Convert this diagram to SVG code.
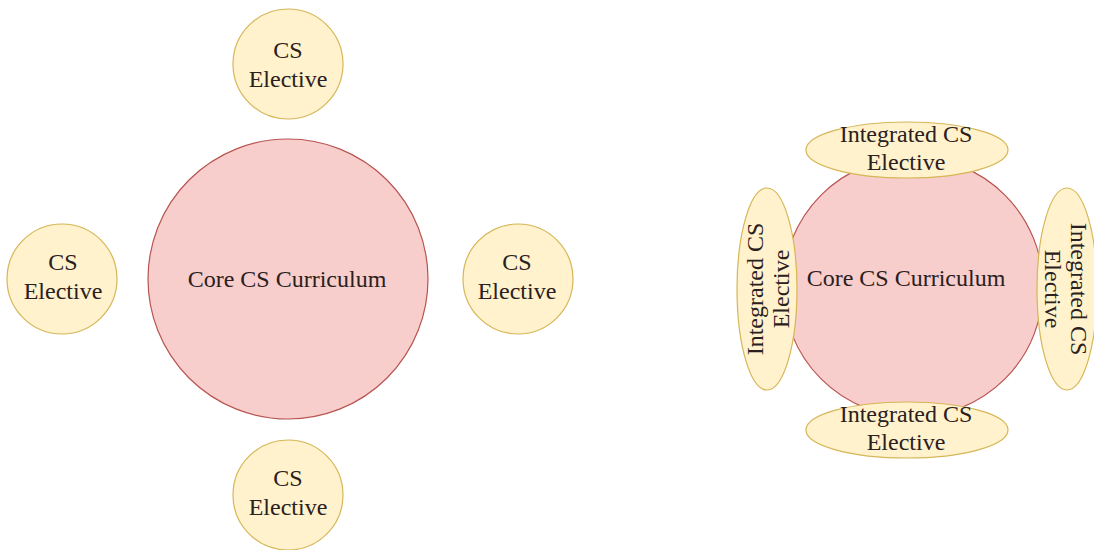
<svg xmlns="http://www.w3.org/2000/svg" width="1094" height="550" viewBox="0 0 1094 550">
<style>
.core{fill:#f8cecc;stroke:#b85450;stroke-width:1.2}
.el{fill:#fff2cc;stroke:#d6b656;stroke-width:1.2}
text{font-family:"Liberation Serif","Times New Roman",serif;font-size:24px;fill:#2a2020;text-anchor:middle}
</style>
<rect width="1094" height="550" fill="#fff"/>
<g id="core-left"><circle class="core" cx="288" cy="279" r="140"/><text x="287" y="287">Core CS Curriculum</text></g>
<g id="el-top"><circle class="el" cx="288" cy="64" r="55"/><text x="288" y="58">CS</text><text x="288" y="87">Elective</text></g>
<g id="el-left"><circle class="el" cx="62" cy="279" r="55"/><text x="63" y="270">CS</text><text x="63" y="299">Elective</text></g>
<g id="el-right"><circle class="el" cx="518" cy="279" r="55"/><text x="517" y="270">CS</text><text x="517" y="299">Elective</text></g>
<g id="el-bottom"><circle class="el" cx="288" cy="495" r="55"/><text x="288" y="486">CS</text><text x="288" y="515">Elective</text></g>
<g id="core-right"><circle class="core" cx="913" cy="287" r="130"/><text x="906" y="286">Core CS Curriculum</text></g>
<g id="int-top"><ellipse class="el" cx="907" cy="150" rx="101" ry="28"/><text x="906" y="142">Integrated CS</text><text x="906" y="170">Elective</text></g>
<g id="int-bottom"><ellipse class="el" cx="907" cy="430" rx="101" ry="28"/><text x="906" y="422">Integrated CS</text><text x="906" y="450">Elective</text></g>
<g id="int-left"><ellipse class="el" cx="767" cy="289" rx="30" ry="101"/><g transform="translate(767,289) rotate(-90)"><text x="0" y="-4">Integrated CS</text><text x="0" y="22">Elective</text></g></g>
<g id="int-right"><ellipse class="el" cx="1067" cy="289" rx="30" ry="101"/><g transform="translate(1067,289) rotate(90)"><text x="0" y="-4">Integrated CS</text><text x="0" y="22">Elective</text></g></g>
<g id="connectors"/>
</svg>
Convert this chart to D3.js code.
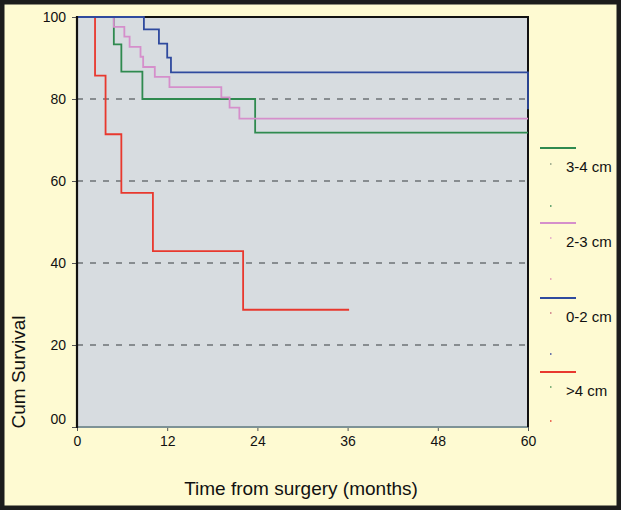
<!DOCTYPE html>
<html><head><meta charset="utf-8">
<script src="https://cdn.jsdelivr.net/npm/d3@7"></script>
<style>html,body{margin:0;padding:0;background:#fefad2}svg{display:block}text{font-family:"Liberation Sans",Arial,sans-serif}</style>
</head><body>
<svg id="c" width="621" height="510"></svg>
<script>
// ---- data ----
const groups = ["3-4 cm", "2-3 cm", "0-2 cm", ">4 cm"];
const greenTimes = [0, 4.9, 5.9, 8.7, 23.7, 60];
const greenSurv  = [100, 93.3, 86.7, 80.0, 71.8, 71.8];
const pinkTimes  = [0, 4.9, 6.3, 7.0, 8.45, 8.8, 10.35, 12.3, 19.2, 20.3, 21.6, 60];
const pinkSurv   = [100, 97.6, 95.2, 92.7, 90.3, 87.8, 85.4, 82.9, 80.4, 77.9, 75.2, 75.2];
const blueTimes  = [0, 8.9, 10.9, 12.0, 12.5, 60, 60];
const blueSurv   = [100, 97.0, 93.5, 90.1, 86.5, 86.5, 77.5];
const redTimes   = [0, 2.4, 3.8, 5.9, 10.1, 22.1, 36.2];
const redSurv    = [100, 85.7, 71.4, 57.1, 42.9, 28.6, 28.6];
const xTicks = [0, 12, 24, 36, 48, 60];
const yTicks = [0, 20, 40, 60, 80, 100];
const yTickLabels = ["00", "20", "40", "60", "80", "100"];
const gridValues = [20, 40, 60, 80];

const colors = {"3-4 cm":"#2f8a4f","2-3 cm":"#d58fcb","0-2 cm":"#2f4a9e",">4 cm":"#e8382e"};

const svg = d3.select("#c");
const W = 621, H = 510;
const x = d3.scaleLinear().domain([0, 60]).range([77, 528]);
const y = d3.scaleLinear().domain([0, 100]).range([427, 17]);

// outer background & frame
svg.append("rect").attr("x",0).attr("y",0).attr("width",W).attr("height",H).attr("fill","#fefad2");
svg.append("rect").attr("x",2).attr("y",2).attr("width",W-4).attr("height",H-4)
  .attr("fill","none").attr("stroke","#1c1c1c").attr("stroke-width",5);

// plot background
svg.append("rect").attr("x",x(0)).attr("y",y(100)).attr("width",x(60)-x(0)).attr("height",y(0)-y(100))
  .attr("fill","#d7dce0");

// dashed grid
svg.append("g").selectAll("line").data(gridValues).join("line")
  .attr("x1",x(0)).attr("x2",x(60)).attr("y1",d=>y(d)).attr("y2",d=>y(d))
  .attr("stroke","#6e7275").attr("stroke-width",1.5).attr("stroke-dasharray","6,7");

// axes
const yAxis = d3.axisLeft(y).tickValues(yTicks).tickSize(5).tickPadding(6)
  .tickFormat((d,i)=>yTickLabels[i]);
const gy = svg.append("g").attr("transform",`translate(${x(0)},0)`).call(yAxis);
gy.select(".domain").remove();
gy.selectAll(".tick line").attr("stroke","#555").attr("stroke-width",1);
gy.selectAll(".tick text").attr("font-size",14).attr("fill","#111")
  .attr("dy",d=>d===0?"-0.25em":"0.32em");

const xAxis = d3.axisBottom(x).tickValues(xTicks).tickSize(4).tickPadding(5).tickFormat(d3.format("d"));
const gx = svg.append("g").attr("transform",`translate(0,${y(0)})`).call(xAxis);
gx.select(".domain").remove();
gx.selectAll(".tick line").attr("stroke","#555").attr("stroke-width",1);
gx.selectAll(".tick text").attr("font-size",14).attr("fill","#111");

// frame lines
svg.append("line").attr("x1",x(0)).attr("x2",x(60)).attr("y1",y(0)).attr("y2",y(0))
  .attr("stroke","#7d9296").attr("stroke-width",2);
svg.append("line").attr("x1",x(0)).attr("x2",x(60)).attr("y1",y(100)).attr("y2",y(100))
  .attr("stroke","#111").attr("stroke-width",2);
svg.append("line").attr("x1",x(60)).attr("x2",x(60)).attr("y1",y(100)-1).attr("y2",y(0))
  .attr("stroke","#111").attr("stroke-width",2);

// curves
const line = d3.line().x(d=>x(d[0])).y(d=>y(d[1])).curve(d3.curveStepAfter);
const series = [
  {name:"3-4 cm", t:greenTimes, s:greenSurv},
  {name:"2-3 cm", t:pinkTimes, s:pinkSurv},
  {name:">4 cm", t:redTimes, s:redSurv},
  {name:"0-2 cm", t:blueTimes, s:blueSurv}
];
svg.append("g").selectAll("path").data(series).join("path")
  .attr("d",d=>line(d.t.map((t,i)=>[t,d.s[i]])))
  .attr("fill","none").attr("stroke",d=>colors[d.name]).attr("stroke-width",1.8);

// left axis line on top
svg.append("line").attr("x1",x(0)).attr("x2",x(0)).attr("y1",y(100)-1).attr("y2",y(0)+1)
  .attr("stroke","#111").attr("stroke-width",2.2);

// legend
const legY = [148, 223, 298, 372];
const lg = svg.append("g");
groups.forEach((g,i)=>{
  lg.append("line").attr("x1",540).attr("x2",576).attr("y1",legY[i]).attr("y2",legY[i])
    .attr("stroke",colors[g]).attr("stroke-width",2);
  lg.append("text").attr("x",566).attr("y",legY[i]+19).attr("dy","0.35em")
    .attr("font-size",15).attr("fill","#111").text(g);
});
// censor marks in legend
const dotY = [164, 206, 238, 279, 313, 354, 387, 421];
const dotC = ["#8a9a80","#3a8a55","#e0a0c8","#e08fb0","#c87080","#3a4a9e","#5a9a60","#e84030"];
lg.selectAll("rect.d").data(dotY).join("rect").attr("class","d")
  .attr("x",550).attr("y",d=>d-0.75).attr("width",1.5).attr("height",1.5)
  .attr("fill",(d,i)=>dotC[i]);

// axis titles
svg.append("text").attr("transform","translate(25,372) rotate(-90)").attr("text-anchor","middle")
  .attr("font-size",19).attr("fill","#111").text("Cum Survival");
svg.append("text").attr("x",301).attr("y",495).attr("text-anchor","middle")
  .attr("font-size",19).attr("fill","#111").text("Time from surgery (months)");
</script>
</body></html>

--------------------------------------------------

## WORK TO COMPLETE
In the material above, find each line that contains the word "this", and select it.

## WRITTEN SOLUTION
Convert this diagram to SVG code.
Convert this chart to D3.js code.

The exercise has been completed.